9) Receiving a bad review is part of any author's life. But you're not any old author, so respond to a poor review with calm, professional mercenaries, who can be found for hire in the pages of Soldier of Fortune magazine.

There is a 10th tip, but it is so powerful and potentially dangerous I must wait and publish it in my own upcoming how-to book, which shall be entitled Writing For Big Bucks: How to Command Financial Mastery of the Publishing Industry With Only Two Small Ice Cubes, the Shinbones of a Hamster, and a 42-syllable Sanskrit Word Spoken Beneath a Total Eclipse, Part 1 (available in December for only $39.99).

And now, a few words about net neutrality in the US.

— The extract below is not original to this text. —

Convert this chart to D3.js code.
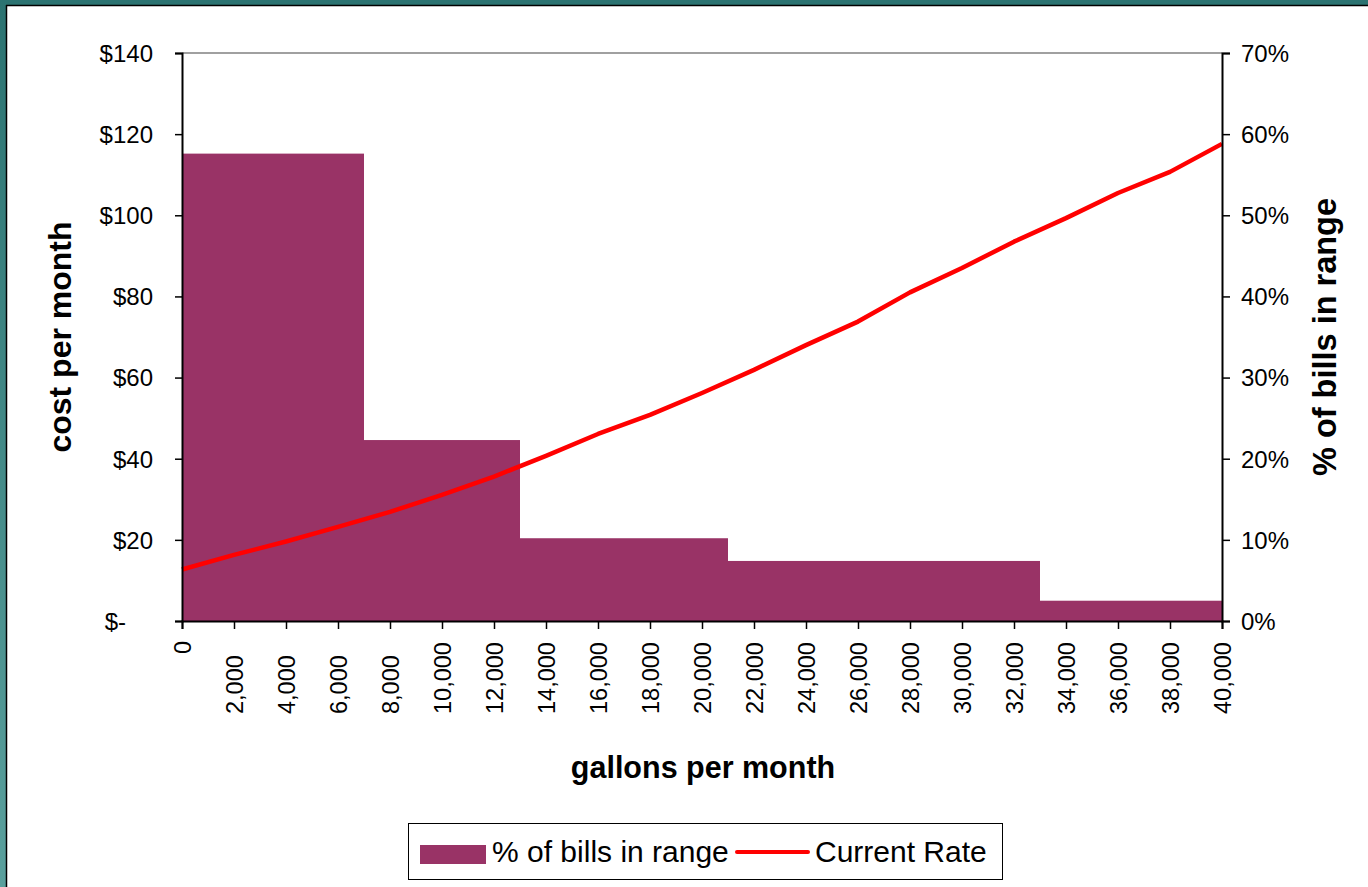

One word, really, and that word is 'goodbye.' The FCC, which is an acronym for 'F*ck Consumers Constantly,' is now run by a former Verizon lawyer who is going to wreck the whole net so he can buy another pair of summer yachts. 

Oh, you signed one of the many online petitions? Hate to tell you this, but Pai and his minions aren't even *reading* them. Or the comments, or the emails.

They respond to only one thing -- money. The ISPs have it, and you don't. 

So we're screwed, at least in the US. Of course we're screwed so many ways here these days Turkish whorehouses are taking note of the new positions. 

So it's back to dial-up speeds or higher bills, and maybe no access at all if you enjoy sites that lack the clout to lobby for special treatment. And won't it be convenient now, for some power-mad oligarch to take control of your access to the net? Yeah. Good times.

Well, there's always the old fuzzy blue-ink mimeo machines, snail mail newsletters, and 1990s style BBS sites, I guess. 

The future really isn't what it used to be.